▸ **Exercise task**: Restate the whole of the material. Keep every word, and drop the pictures.
________________
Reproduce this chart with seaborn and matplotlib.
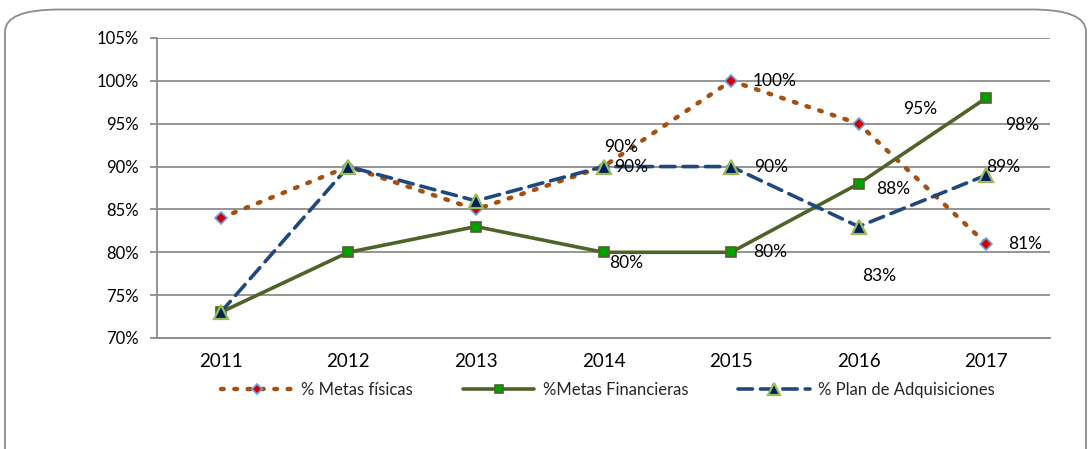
import matplotlib
matplotlib.use("Agg")
import matplotlib.pyplot as plt
from matplotlib.patches import FancyBboxPatch
from matplotlib.ticker import FixedLocator, FuncFormatter
import seaborn as sns
import pandas as pd

years = ["2011", "2012", "2013", "2014", "2015", "2016", "2017"]
metas_fisicas = [84, 90, 85, 90, 100, 95, 81]
metas_financieras = [73, 80, 83, 80, 80, 88, 98]
plan_adquisiciones = [73, 90, 86, 90, 90, 83, 89]
series_names = ["% Metas físicas", "%Metas Financieras", "% Plan de Adquisiciones"]

sns.set_theme(style="white")
plt.rcParams["font.family"] = ["Lato", "DejaVu Sans"]

pos = list(range(len(years)))
df = pd.DataFrame({
    "pos": pos * 3,
    "valor": metas_fisicas + metas_financieras + plan_adquisiciones,
    "serie": [series_names[0]] * 7 + [series_names[1]] * 7 + [series_names[2]] * 7,
})

fig = plt.figure(figsize=(10.91, 4.49), dpi=100)
ax = fig.add_axes([157 / 1091, 1 - 338 / 449, (1050 - 157) / 1091, 300 / 449])

# rounded frame around the chart
frame = FancyBboxPatch((5 / 1091, -0.2), 1081 / 1091, 1.19 - 5 / 449,
                       boxstyle="round,pad=0,rounding_size=0.05",
                       transform=fig.transFigure, facecolor="white",
                       edgecolor="#8c8c8c", linewidth=1.3, zorder=-10,
                       mutation_aspect=449 / 1091 * 2.4)
fig.patches.append(frame)

styles = {
    series_names[0]: dict(color="#A5500F", ls=(0, (0.6, 2.4)), lw=3.2,
                          marker="D", ms=6, mfc="#D00000", mec="#6FA0DC", mew=1.2),
    series_names[1]: dict(color="#4F6228", ls="-", lw=2.6,
                          marker="s", ms=7, mfc="#00A000", mec="#4F6228", mew=1.2),
    series_names[2]: dict(color="#1F497D", ls=(0, (4, 2.2)), lw=2.6,
                          marker="^", ms=10, mfc="#002060", mec="#9BBB59", mew=1.6),
}

for name in series_names:
    st = styles[name]
    sub = df[df["serie"] == name]
    sns.lineplot(data=sub, x="pos", y="valor", ax=ax, color=st["color"], linestyle=st["ls"],
                 linewidth=st["lw"], marker=st["marker"], markersize=st["ms"],
                 markerfacecolor=st["mfc"], markeredgecolor=st["mec"], markeredgewidth=st["mew"],
                 label=name, legend=False, zorder=3, dash_capstyle="round")

ax.set_xlim(-0.5, 6.5)
ax.set_ylim(70, 105)
ax.yaxis.set_major_locator(FixedLocator(range(70, 106, 5)))
ax.yaxis.set_major_formatter(FuncFormatter(lambda v, p: f"{v:.0f}%"))
ax.set_xticks(pos)
ax.set_xticklabels(years)
ax.xaxis.set_minor_locator(FixedLocator([p - 0.5 for p in pos] + [6.5]))
ax.tick_params(axis="x", which="major", length=0, pad=11, labelsize=13.5, colors="black")
ax.tick_params(axis="x", which="minor", length=6, width=1.3, color="#8c8c8c", direction="out")
ax.tick_params(axis="y", length=5, width=1.3, color="#8c8c8c", direction="out",
               labelsize=12, pad=8, left=True, colors="black")
ax.tick_params(axis="y", color="#8c8c8c")
ax.grid(axis="y", color="#8c8c8c", linewidth=1.3)
ax.set_axisbelow(True)
for s in ["top", "right"]:
    ax.spines[s].set_visible(False)
for s in ["left", "bottom"]:
    ax.spines[s].set_color("#8c8c8c")
    ax.spines[s].set_linewidth(1.3)
ax.set_xlabel("")
ax.set_ylabel("")

# value labels
lab_kw = dict(fontsize=12.5, color="black", zorder=5)
labels = [
    (3, metas_fisicas[3], 0.14, 2.3, "center"),
    (4, metas_fisicas[4], 0.17, 0, "left"),
    (5, metas_fisicas[5], 0.48, 1.7, "center"),
    (6, metas_fisicas[6], 0.17, 0, "left"),
    (3, metas_financieras[3], 0.18, -1.3, "center"),
    (4, metas_financieras[4], 0.17, 0, "left"),
    (5, metas_financieras[5], 0.27, -0.6, "center"),
    (6, metas_financieras[6], 0.28, -3.1, "center"),
    (3, plan_adquisiciones[3], 0.22, 0, "center"),
    (4, plan_adquisiciones[4], 0.18, 0, "left"),
    (5, plan_adquisiciones[5], 0.16, -5.8, "center"),
    (6, plan_adquisiciones[6], 0.13, 1.0, "center"),
]
for x, v, dx, dy, ha in labels:
    ax.text(x + dx, v + dy, f"{v}%", ha=ha, va="center", **lab_kw)

handles, texts = ax.get_legend_handles_labels()
leg = fig.legend(handles, texts, loc="center", bbox_to_anchor=(608 / 1091, 1 - 390 / 449),
                 ncol=3, frameon=False, fontsize=12, handlelength=4.3, columnspacing=3.0,
                 handletextpad=0.5, markerscale=0.8)

fig.savefig("out.png", dpi=100)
________________
▸ **Complete response**:
Reproduce this chart with seaborn and matplotlib.
import matplotlib
matplotlib.use("Agg")
import matplotlib.pyplot as plt
from matplotlib.patches import FancyBboxPatch
from matplotlib.ticker import FixedLocator, FuncFormatter
import seaborn as sns
import pandas as pd

years = ["2011", "2012", "2013", "2014", "2015", "2016", "2017"]
metas_fisicas = [84, 90, 85, 90, 100, 95, 81]
metas_financieras = [73, 80, 83, 80, 80, 88, 98]
plan_adquisiciones = [73, 90, 86, 90, 90, 83, 89]
series_names = ["% Metas físicas", "%Metas Financieras", "% Plan de Adquisiciones"]

sns.set_theme(style="white")
plt.rcParams["font.family"] = ["Lato", "DejaVu Sans"]

pos = list(range(len(years)))
df = pd.DataFrame({
    "pos": pos * 3,
    "valor": metas_fisicas + metas_financieras + plan_adquisiciones,
    "serie": [series_names[0]] * 7 + [series_names[1]] * 7 + [series_names[2]] * 7,
})

fig = plt.figure(figsize=(10.91, 4.49), dpi=100)
ax = fig.add_axes([157 / 1091, 1 - 338 / 449, (1050 - 157) / 1091, 300 / 449])

# rounded frame around the chart
frame = FancyBboxPatch((5 / 1091, -0.2), 1081 / 1091, 1.19 - 5 / 449,
                       boxstyle="round,pad=0,rounding_size=0.05",
                       transform=fig.transFigure, facecolor="white",
                       edgecolor="#8c8c8c", linewidth=1.3, zorder=-10,
                       mutation_aspect=449 / 1091 * 2.4)
fig.patches.append(frame)

styles = {
    series_names[0]: dict(color="#A5500F", ls=(0, (0.6, 2.4)), lw=3.2,
                          marker="D", ms=6, mfc="#D00000", mec="#6FA0DC", mew=1.2),
    series_names[1]: dict(color="#4F6228", ls="-", lw=2.6,
                          marker="s", ms=7, mfc="#00A000", mec="#4F6228", mew=1.2),
    series_names[2]: dict(color="#1F497D", ls=(0, (4, 2.2)), lw=2.6,
                          marker="^", ms=10, mfc="#002060", mec="#9BBB59", mew=1.6),
}

for name in series_names:
    st = styles[name]
    sub = df[df["serie"] == name]
    sns.lineplot(data=sub, x="pos", y="valor", ax=ax, color=st["color"], linestyle=st["ls"],
                 linewidth=st["lw"], marker=st["marker"], markersize=st["ms"],
                 markerfacecolor=st["mfc"], markeredgecolor=st["mec"], markeredgewidth=st["mew"],
                 label=name, legend=False, zorder=3, dash_capstyle="round")

ax.set_xlim(-0.5, 6.5)
ax.set_ylim(70, 105)
ax.yaxis.set_major_locator(FixedLocator(range(70, 106, 5)))
ax.yaxis.set_major_formatter(FuncFormatter(lambda v, p: f"{v:.0f}%"))
ax.set_xticks(pos)
ax.set_xticklabels(years)
ax.xaxis.set_minor_locator(FixedLocator([p - 0.5 for p in pos] + [6.5]))
ax.tick_params(axis="x", which="major", length=0, pad=11, labelsize=13.5, colors="black")
ax.tick_params(axis="x", which="minor", length=6, width=1.3, color="#8c8c8c", direction="out")
ax.tick_params(axis="y", length=5, width=1.3, color="#8c8c8c", direction="out",
               labelsize=12, pad=8, left=True, colors="black")
ax.tick_params(axis="y", color="#8c8c8c")
ax.grid(axis="y", color="#8c8c8c", linewidth=1.3)
ax.set_axisbelow(True)
for s in ["top", "right"]:
    ax.spines[s].set_visible(False)
for s in ["left", "bottom"]:
    ax.spines[s].set_color("#8c8c8c")
    ax.spines[s].set_linewidth(1.3)
ax.set_xlabel("")
ax.set_ylabel("")

# value labels
lab_kw = dict(fontsize=12.5, color="black", zorder=5)
labels = [
    (3, metas_fisicas[3], 0.14, 2.3, "center"),
    (4, metas_fisicas[4], 0.17, 0, "left"),
    (5, metas_fisicas[5], 0.48, 1.7, "center"),
    (6, metas_fisicas[6], 0.17, 0, "left"),
    (3, metas_financieras[3], 0.18, -1.3, "center"),
    (4, metas_financieras[4], 0.17, 0, "left"),
    (5, metas_financieras[5], 0.27, -0.6, "center"),
    (6, metas_financieras[6], 0.28, -3.1, "center"),
    (3, plan_adquisiciones[3], 0.22, 0, "center"),
    (4, plan_adquisiciones[4], 0.18, 0, "left"),
    (5, plan_adquisiciones[5], 0.16, -5.8, "center"),
    (6, plan_adquisiciones[6], 0.13, 1.0, "center"),
]
for x, v, dx, dy, ha in labels:
    ax.text(x + dx, v + dy, f"{v}%", ha=ha, va="center", **lab_kw)

handles, texts = ax.get_legend_handles_labels()
leg = fig.legend(handles, texts, loc="center", bbox_to_anchor=(608 / 1091, 1 - 390 / 449),
                 ncol=3, frameon=False, fontsize=12, handlelength=4.3, columnspacing=3.0,
                 handletextpad=0.5, markerscale=0.8)

fig.savefig("out.png", dpi=100)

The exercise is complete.